No problem, I came on here this morning to post about my son, only to find someone else in the same boat, but that is such a help. My DS finds the whole communication about socialising really hard, so this is really stressing him out. I know he’ll find his way eventually but it’s hard to see them upset!

hope the prom and the pub job go well

Tulipvase · 30/06/2022 21:05

dtl · 29/06/2022 20:44

yes there is a meal and they were allowed to put down names of people they would like to be with so fingers crossed...
he is staying there for 6th form which is why I am keen for him to go (some posts suggested he just give it a miss) but I think he will regret it if he just hides away from it...tbh I think he does want to go, he's just nervous about being on his own...we're on standby with the car!
I'm glad your daughter's went ok.
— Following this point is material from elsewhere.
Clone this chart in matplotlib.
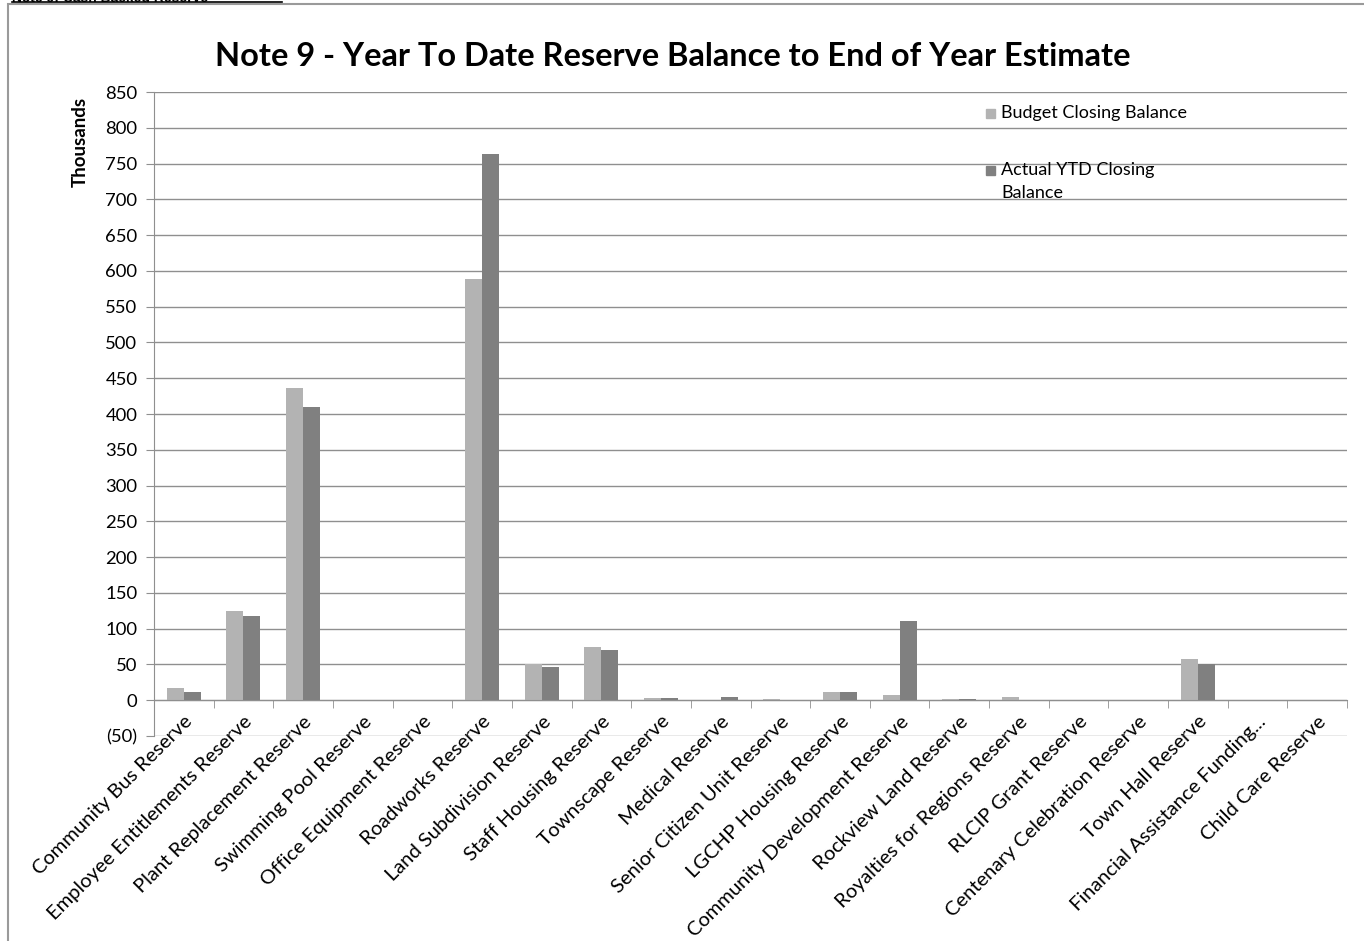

And yes am hoping some people will have left (who made school difficult for him) and hoping others will have matured and/or not be so easily influenced by the unkind ones in 6th form.
Best of luck to your daughter.

My daughter knew in advance which table she would be on - would it be worth you contacting the school to ask, perhaps it would make him feel more confident about going. I was going go speak to the HOY but then my daughter told me she was sat with her friends.

Hope the ball goes well for him.

dtl · 01/07/2022 16:23

You're so kind, thank you for the message of support.
I am going to contact the school now to ask about his table, that will help. That's a good tip!